Paralel mefhumu popülerleştiğinden beri her şeyin paralelini ihdas ederek adeta paralelize olduk. Bir süredir de “paralel din” kavramsallaştırması konuşulup tartışılıyor. Mevzunun nesnesi ve odağı da FETÖ’cü grubun dinî anlayışı. Bu arada Allah’ın fethi/zaferi anlamına gelen “Fethullah” ibaresinin kullanımından özellikle kaçınıyor ve bunu da herkese salık veriyoruz.

Calib-i dikkat olan, bu hususta sazı eline alanların pek çoğunun terennüm ettiği türkü aynı güftenin farklı bir bestesi mahiyetinde.

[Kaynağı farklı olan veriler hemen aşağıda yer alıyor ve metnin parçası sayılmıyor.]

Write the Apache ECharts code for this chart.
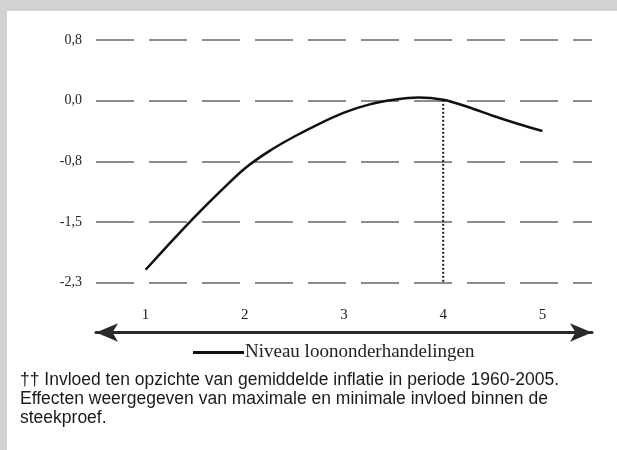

Dinin, meşruiyeti kendilerinden mülhem çeşitli yorumlarını “sırat-ı müstakîm” olarak benimseyip bunu başkalarına da kabul ettirmeye çalışan kimi grupları; söz konusu tartışmaların hararetli mütekellimleri arasında görüyoruz. Bizzat kendileri bid’atlerle doldurulmuş/dondurulmuş, kişiye özel psişik semptomlarla süslenmiş, rüyaların lojistiğinde realite ile bağı koparılarak eskatolojiye hapsedilmiş/hasredilmiş paralel dinler icat edenler, bu durumu görmezden gelerek ya da karşımızda duran hakikati setretmek için sübjektif bir kamuflaj ambalajında; bizi, tabiri caizse –ki caizdir- yemeye çalışıyorlar. İşin bu tarafı hele şimdilik dursun, ortalık durulana dek…

Şu var ki dünyadaki insan sayısı kadar din yahut dinî anlayış vardır. Bugün İslam dünyasında da birbiriyle kısmî ölçüde örtüşen veya benzeşen yanları bulunmakla birlikte  sayısız dinî yorumlar mevcuttur. Sorsanız hepsi Kuran’a ve Sünnet’e dayandıklarını iddia ederler. Bu meyanda meselenin künhüne tam anlamıyla vakıf olanlar da var, tuttuğunu fil zannıyla tarif edenler de.

Mevzunun, bilinmesi gereken en çarpıcı yanı şudur ki aidiyetimizi belirtmekle övündüğümüz ed-Din’in sahibi olan Hakîm’in  bizatihi kendisi çoğulculuğu arzulamaktadır. Rum suresi 22. Ayet, bu hususu vurgulayan  İlahî hitaplardan birini içerir:

“Göklerin ve yerin yaratılması, dillerinizin ve renklerinizin farklı olması da O’nun (varlığının ve kudretinin) delillerindendir. Şüphesiz bunda bilenler için elbette ibretler vardır.”

Yukarıdaki ayetin Rum suresinde yer almasının dahi ayetin vurgusuna muvafık özel bir anlam taşıdığı düşünülebilir. Prototip bir/çift “ins” cinsinden çoğalan milyarlarca adem soyunun, tarih boyunca binlerle ifade edilen farklı dillere ve muhtelif renklere sahip olmasının ontolojik ve teleolojik değerini; temaşa edildiğinde herkesi ilk seferindeki gibi hayran bırakan, direksiz havada tutulan göklerin ve sayısız canlı türüne rızk-ı elvan ile yurt kılınmış arz ile eş tutulmasının üzerinde düşünmemiz gerekmez mi?

İşte diller ve renklerin farklı kılınması, kaynağını dilden alan düşünce ve felsefelerin çeşitlenmesini sağlarken; renklerdeki çeşitlilik ise kendisi gibi olmayanı tolere etme, hoş görebilme hatta hoş tutabilme, ayrı olana ayrımcı davranmak yerine aynı olmamaktaki aykırı/sıradışı hakikatin haykırışının ayırdına varabilmenin sınavını deruhte eder. Bilhassa  dildeki çeşitlenme her türlü dinî ve felsefi farklılaşmanın temelini oluşturur. Entellektüel alandaki bu çoğulculuk, aynı dine mensup ama farklı kültürlere ve mantalitelere aidiyeti bulunan insanların tarihî akış içinde çeşitli adlarla kendilerini ifade etmelerine imkan sağlamıştır.

Tam da bu nedenle “sabite” şeklinde nitelediğimiz kitabî referanslardan şaşmamak ve tarih boyunca Sevad-ı Azam’ın baş tacı ettiği “tolerans”ın çerçevesini kısmamak/kasmamak koşuluyla mezhep, meşrep, tarikat ve cemaat şeklinde zuhur eden her dini grubu emir olunduğumuz üzere sever, müdafaa ederiz.